● **Provided material**:
- - - - - - -
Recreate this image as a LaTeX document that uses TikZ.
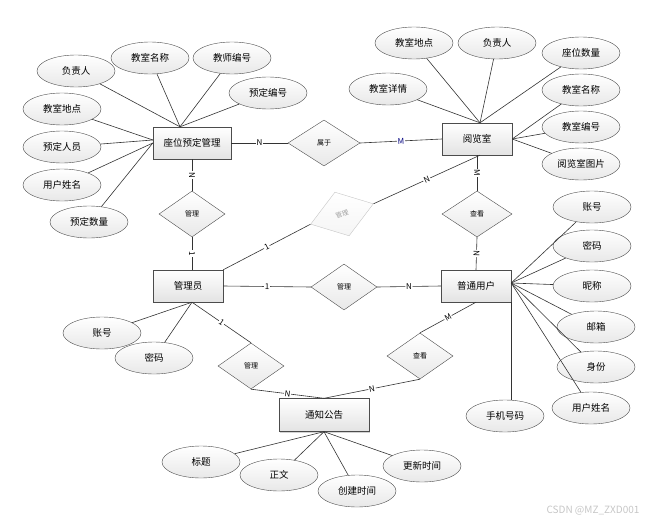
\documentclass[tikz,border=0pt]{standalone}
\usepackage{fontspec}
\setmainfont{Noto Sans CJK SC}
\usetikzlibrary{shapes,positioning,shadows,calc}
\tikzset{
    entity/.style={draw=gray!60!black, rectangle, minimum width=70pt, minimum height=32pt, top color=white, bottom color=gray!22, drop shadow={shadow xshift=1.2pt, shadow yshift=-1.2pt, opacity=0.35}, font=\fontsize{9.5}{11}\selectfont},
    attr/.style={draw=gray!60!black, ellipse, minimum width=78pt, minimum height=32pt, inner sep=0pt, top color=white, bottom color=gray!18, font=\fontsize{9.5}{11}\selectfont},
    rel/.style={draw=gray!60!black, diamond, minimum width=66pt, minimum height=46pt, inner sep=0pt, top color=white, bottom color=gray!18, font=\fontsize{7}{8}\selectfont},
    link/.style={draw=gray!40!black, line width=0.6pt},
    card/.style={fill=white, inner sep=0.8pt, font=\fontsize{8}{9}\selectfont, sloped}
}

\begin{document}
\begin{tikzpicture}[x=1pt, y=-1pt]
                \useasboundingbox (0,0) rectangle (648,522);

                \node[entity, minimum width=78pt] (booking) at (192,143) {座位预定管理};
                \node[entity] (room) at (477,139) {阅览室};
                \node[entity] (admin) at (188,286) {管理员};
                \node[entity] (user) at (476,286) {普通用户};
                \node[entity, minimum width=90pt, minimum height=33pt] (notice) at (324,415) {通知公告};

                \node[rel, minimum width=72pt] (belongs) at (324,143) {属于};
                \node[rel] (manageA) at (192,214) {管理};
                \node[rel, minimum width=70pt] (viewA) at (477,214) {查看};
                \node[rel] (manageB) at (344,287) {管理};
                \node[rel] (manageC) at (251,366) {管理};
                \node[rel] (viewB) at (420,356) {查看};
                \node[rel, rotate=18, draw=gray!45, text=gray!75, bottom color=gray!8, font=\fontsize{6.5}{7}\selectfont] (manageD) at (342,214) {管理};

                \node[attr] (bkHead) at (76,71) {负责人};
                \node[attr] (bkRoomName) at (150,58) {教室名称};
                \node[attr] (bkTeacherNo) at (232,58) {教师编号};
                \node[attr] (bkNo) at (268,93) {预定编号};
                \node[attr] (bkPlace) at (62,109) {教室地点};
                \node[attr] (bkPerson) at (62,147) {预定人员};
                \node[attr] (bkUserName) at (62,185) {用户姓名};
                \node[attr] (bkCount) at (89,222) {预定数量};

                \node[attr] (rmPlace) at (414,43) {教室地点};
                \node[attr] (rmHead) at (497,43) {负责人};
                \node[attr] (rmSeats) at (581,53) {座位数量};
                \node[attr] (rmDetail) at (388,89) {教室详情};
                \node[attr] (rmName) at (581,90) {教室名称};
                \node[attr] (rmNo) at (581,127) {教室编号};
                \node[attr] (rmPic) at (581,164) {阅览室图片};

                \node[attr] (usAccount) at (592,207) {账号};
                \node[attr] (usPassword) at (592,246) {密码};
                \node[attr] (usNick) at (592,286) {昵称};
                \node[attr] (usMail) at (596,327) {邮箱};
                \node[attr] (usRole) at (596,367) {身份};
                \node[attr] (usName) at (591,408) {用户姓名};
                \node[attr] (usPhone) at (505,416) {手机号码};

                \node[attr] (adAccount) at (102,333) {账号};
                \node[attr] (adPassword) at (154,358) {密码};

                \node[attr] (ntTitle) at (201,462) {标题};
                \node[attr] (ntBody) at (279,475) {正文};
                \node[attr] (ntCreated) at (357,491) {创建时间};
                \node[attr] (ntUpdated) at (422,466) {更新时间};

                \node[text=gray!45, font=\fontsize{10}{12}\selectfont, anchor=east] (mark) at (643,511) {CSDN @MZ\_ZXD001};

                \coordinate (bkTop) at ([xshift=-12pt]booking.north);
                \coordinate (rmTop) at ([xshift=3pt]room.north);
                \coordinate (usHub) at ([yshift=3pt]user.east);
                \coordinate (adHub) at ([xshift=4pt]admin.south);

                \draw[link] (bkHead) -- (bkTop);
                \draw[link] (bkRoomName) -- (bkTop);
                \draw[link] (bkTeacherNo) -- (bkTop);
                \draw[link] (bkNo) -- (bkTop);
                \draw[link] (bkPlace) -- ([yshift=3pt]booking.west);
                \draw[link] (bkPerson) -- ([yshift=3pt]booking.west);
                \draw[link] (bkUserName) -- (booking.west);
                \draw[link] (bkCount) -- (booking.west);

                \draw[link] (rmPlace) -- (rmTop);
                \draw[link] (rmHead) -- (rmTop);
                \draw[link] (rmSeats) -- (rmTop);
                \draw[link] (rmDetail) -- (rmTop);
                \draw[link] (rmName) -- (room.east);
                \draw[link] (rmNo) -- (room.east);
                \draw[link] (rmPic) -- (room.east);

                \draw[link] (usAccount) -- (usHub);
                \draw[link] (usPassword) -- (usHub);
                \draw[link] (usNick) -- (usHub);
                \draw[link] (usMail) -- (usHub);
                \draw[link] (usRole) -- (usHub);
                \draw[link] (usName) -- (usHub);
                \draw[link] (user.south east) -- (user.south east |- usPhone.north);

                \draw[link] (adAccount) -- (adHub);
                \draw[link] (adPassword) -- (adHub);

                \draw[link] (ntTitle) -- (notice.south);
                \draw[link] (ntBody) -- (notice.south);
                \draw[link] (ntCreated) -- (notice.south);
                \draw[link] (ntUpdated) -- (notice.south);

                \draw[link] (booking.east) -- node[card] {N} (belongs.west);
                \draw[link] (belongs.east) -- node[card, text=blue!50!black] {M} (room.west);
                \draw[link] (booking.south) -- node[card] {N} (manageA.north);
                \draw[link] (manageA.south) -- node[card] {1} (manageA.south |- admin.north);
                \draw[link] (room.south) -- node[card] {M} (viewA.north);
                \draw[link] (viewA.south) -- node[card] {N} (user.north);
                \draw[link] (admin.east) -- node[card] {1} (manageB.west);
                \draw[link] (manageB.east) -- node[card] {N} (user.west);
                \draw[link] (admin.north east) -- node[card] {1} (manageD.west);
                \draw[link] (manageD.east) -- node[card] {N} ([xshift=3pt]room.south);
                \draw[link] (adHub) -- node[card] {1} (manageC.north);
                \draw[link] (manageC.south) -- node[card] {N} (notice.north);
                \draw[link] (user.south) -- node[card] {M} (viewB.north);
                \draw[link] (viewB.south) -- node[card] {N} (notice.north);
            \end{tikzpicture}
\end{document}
- - - - - - -
● **Description of the task**: Return each line from the material above exactly, but not the pictures.

● **Solution**:
Recreate this image as a LaTeX document that uses TikZ.
\documentclass[tikz,border=0pt]{standalone}
\usepackage{fontspec}
\setmainfont{Noto Sans CJK SC}
\usetikzlibrary{shapes,positioning,shadows,calc}
\tikzset{
    entity/.style={draw=gray!60!black, rectangle, minimum width=70pt, minimum height=32pt, top color=white, bottom color=gray!22, drop shadow={shadow xshift=1.2pt, shadow yshift=-1.2pt, opacity=0.35}, font=\fontsize{9.5}{11}\selectfont},
    attr/.style={draw=gray!60!black, ellipse, minimum width=78pt, minimum height=32pt, inner sep=0pt, top color=white, bottom color=gray!18, font=\fontsize{9.5}{11}\selectfont},
    rel/.style={draw=gray!60!black, diamond, minimum width=66pt, minimum height=46pt, inner sep=0pt, top color=white, bottom color=gray!18, font=\fontsize{7}{8}\selectfont},
    link/.style={draw=gray!40!black, line width=0.6pt},
    card/.style={fill=white, inner sep=0.8pt, font=\fontsize{8}{9}\selectfont, sloped}
}

\begin{document}
\begin{tikzpicture}[x=1pt, y=-1pt]
                \useasboundingbox (0,0) rectangle (648,522);

                \node[entity, minimum width=78pt] (booking) at (192,143) {座位预定管理};
                \node[entity] (room) at (477,139) {阅览室};
                \node[entity] (admin) at (188,286) {管理员};
                \node[entity] (user) at (476,286) {普通用户};
                \node[entity, minimum width=90pt, minimum height=33pt] (notice) at (324,415) {通知公告};

                \node[rel, minimum width=72pt] (belongs) at (324,143) {属于};
                \node[rel] (manageA) at (192,214) {管理};
                \node[rel, minimum width=70pt] (viewA) at (477,214) {查看};
                \node[rel] (manageB) at (344,287) {管理};
                \node[rel] (manageC) at (251,366) {管理};
                \node[rel] (viewB) at (420,356) {查看};
                \node[rel, rotate=18, draw=gray!45, text=gray!75, bottom color=gray!8, font=\fontsize{6.5}{7}\selectfont] (manageD) at (342,214) {管理};

                \node[attr] (bkHead) at (76,71) {负责人};
                \node[attr] (bkRoomName) at (150,58) {教室名称};
                \node[attr] (bkTeacherNo) at (232,58) {教师编号};
                \node[attr] (bkNo) at (268,93) {预定编号};
                \node[attr] (bkPlace) at (62,109) {教室地点};
                \node[attr] (bkPerson) at (62,147) {预定人员};
                \node[attr] (bkUserName) at (62,185) {用户姓名};
                \node[attr] (bkCount) at (89,222) {预定数量};

                \node[attr] (rmPlace) at (414,43) {教室地点};
                \node[attr] (rmHead) at (497,43) {负责人};
                \node[attr] (rmSeats) at (581,53) {座位数量};
                \node[attr] (rmDetail) at (388,89) {教室详情};
                \node[attr] (rmName) at (581,90) {教室名称};
                \node[attr] (rmNo) at (581,127) {教室编号};
                \node[attr] (rmPic) at (581,164) {阅览室图片};

                \node[attr] (usAccount) at (592,207) {账号};
                \node[attr] (usPassword) at (592,246) {密码};
                \node[attr] (usNick) at (592,286) {昵称};
                \node[attr] (usMail) at (596,327) {邮箱};
                \node[attr] (usRole) at (596,367) {身份};
                \node[attr] (usName) at (591,408) {用户姓名};
                \node[attr] (usPhone) at (505,416) {手机号码};

                \node[attr] (adAccount) at (102,333) {账号};
                \node[attr] (adPassword) at (154,358) {密码};

                \node[attr] (ntTitle) at (201,462) {标题};
                \node[attr] (ntBody) at (279,475) {正文};
                \node[attr] (ntCreated) at (357,491) {创建时间};
                \node[attr] (ntUpdated) at (422,466) {更新时间};

                \node[text=gray!45, font=\fontsize{10}{12}\selectfont, anchor=east] (mark) at (643,511) {CSDN @MZ\_ZXD001};

                \coordinate (bkTop) at ([xshift=-12pt]booking.north);
                \coordinate (rmTop) at ([xshift=3pt]room.north);
                \coordinate (usHub) at ([yshift=3pt]user.east);
                \coordinate (adHub) at ([xshift=4pt]admin.south);

                \draw[link] (bkHead) -- (bkTop);
                \draw[link] (bkRoomName) -- (bkTop);
                \draw[link] (bkTeacherNo) -- (bkTop);
                \draw[link] (bkNo) -- (bkTop);
                \draw[link] (bkPlace) -- ([yshift=3pt]booking.west);
                \draw[link] (bkPerson) -- ([yshift=3pt]booking.west);
                \draw[link] (bkUserName) -- (booking.west);
                \draw[link] (bkCount) -- (booking.west);

                \draw[link] (rmPlace) -- (rmTop);
                \draw[link] (rmHead) -- (rmTop);
                \draw[link] (rmSeats) -- (rmTop);
                \draw[link] (rmDetail) -- (rmTop);
                \draw[link] (rmName) -- (room.east);
                \draw[link] (rmNo) -- (room.east);
                \draw[link] (rmPic) -- (room.east);

                \draw[link] (usAccount) -- (usHub);
                \draw[link] (usPassword) -- (usHub);
                \draw[link] (usNick) -- (usHub);
                \draw[link] (usMail) -- (usHub);
                \draw[link] (usRole) -- (usHub);
                \draw[link] (usName) -- (usHub);
                \draw[link] (user.south east) -- (user.south east |- usPhone.north);

                \draw[link] (adAccount) -- (adHub);
                \draw[link] (adPassword) -- (adHub);

                \draw[link] (ntTitle) -- (notice.south);
                \draw[link] (ntBody) -- (notice.south);
                \draw[link] (ntCreated) -- (notice.south);
                \draw[link] (ntUpdated) -- (notice.south);

                \draw[link] (booking.east) -- node[card] {N} (belongs.west);
                \draw[link] (belongs.east) -- node[card, text=blue!50!black] {M} (room.west);
                \draw[link] (booking.south) -- node[card] {N} (manageA.north);
                \draw[link] (manageA.south) -- node[card] {1} (manageA.south |- admin.north);
                \draw[link] (room.south) -- node[card] {M} (viewA.north);
                \draw[link] (viewA.south) -- node[card] {N} (user.north);
                \draw[link] (admin.east) -- node[card] {1} (manageB.west);
                \draw[link] (manageB.east) -- node[card] {N} (user.west);
                \draw[link] (admin.north east) -- node[card] {1} (manageD.west);
                \draw[link] (manageD.east) -- node[card] {N} ([xshift=3pt]room.south);
                \draw[link] (adHub) -- node[card] {1} (manageC.north);
                \draw[link] (manageC.south) -- node[card] {N} (notice.north);
                \draw[link] (user.south) -- node[card] {M} (viewB.north);
                \draw[link] (viewB.south) -- node[card] {N} (notice.north);
            \end{tikzpicture}
\end{document}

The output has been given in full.